## Problem statement
Determine how many lines contain the string "chart". Respond with that number and nothing more.

## The input
================================
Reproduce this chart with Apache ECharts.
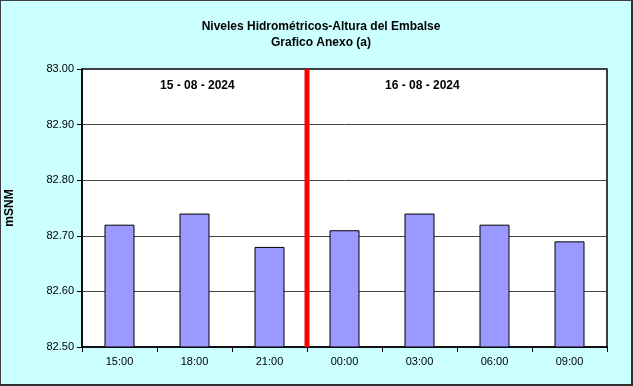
================================
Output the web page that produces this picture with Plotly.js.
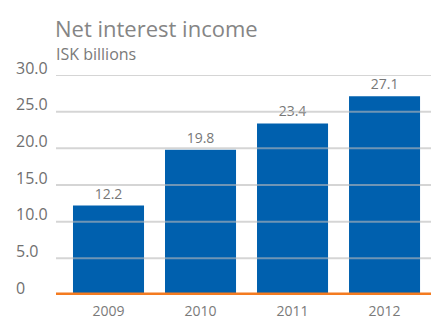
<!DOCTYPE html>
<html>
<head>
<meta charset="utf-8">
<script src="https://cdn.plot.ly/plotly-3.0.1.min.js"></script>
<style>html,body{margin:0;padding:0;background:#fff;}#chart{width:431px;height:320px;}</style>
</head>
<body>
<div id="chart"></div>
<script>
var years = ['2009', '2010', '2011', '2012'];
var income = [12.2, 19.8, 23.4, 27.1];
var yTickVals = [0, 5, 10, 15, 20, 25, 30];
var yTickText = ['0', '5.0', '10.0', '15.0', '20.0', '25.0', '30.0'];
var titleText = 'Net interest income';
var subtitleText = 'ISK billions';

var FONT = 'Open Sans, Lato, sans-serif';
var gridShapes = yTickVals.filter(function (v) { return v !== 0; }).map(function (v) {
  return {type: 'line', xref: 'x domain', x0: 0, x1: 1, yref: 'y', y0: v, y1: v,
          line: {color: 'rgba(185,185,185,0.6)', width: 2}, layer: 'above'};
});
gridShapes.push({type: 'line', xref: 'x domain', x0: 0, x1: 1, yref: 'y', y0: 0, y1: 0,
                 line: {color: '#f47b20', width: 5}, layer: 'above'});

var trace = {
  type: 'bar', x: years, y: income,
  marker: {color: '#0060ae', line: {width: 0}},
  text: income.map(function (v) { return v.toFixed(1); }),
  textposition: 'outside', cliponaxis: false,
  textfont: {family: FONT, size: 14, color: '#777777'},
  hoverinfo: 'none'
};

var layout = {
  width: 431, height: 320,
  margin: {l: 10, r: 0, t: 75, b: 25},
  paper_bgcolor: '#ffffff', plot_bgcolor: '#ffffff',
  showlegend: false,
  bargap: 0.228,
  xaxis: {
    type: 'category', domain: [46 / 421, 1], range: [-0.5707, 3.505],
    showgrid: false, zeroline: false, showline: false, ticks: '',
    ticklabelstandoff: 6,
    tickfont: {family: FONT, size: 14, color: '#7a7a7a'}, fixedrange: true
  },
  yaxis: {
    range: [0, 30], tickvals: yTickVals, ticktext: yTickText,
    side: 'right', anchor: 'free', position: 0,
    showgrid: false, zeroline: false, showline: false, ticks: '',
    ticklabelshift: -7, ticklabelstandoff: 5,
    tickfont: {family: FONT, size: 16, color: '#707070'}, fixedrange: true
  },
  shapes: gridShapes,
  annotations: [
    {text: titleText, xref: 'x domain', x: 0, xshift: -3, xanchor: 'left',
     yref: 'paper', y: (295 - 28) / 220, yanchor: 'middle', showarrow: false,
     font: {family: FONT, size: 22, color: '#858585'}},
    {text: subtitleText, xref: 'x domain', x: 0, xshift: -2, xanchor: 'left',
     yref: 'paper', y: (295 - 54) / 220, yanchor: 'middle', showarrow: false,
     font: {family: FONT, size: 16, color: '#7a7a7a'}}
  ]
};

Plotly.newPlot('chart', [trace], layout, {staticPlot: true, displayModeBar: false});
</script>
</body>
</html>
================================
## Solved problem
4